====== Provided records ======
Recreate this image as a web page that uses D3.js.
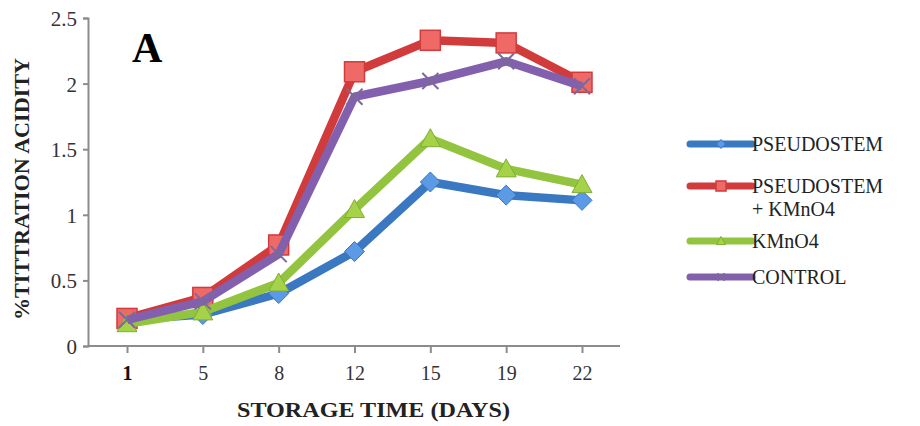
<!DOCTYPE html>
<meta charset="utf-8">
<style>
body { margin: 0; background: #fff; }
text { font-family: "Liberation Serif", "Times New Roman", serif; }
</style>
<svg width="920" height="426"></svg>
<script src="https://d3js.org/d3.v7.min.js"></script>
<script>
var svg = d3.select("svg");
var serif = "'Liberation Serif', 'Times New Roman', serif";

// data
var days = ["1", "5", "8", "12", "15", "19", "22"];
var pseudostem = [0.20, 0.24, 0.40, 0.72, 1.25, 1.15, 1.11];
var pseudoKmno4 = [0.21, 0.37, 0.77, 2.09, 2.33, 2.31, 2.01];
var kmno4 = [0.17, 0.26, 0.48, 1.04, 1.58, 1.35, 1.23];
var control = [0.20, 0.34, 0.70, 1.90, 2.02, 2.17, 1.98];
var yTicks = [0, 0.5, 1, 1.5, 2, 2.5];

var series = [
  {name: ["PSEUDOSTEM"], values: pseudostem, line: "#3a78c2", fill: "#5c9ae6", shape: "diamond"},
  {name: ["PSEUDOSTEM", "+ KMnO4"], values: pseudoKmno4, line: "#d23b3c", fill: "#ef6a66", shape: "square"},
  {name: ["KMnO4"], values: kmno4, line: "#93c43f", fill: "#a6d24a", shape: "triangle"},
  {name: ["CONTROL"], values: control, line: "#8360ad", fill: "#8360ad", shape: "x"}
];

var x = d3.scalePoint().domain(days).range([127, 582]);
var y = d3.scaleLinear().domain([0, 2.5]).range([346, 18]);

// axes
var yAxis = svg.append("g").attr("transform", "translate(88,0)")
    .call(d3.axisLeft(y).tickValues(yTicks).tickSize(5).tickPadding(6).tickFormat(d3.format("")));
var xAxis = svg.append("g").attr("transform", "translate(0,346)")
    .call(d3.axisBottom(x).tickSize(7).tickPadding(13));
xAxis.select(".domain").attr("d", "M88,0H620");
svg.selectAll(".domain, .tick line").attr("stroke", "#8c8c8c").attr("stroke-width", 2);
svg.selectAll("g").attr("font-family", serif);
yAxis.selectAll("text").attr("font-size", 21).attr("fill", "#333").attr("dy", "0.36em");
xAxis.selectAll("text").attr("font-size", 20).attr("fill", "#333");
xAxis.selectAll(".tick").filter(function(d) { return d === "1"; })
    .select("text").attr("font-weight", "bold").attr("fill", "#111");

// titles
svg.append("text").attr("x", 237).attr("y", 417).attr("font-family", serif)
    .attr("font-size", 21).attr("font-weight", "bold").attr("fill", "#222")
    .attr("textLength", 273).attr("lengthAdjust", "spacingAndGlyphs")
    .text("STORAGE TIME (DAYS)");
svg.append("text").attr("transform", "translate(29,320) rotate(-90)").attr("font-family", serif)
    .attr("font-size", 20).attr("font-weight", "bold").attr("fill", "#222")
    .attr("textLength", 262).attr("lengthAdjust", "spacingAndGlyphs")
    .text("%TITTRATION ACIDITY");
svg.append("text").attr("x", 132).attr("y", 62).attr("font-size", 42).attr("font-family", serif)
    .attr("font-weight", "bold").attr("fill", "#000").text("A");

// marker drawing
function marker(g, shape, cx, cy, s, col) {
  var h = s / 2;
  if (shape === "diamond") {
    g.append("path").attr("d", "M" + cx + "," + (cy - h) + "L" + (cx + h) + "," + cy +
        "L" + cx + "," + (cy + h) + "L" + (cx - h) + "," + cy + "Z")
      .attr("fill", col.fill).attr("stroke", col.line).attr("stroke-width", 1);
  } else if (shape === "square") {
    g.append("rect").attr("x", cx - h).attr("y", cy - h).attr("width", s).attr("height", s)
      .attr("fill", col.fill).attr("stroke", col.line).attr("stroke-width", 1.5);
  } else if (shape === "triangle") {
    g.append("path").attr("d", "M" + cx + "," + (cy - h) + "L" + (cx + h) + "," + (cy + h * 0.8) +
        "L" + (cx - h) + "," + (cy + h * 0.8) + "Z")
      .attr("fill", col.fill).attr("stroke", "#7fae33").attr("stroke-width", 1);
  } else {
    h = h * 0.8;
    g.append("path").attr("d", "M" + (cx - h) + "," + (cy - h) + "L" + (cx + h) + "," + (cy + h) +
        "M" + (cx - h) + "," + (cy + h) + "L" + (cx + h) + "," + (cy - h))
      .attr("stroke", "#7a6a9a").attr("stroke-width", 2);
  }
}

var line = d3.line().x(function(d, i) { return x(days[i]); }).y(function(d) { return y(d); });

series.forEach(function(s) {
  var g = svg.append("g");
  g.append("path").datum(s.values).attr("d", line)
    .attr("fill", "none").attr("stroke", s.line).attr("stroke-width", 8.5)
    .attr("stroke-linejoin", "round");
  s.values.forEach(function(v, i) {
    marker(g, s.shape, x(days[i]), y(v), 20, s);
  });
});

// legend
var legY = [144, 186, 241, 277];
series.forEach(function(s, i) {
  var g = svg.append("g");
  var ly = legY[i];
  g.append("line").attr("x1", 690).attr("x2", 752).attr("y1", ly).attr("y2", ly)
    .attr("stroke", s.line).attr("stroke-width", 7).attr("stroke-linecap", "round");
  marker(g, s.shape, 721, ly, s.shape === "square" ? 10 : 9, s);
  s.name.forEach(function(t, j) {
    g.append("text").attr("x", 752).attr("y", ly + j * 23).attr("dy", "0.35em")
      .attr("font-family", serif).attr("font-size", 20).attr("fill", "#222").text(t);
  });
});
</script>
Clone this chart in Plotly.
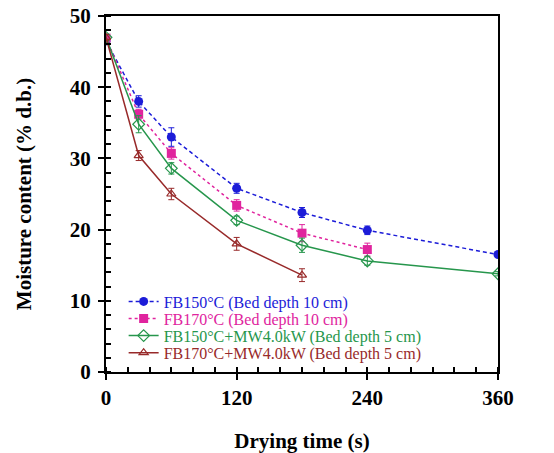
======
Given instruction: Transcribe the entries from their first line to the line that holds "Serif', 'Times New", both included, and skip every picture.

Answer to this exercise:
Recreate this image as a web page that uses D3.js.
<!DOCTYPE html>
<meta charset="utf-8">
<style>
body { margin: 0; background: #fff; }
text { font-family: "Liberation Serif", "Times New Roman", serif; }
</style>
<svg width="920" height="426"></svg>
<script src="https://d3js.org/d3.v7.min.js"></script>
<script>
var svg = d3.select("svg");
var serif = "'Liberation Serif', 'Times New Roman', serif";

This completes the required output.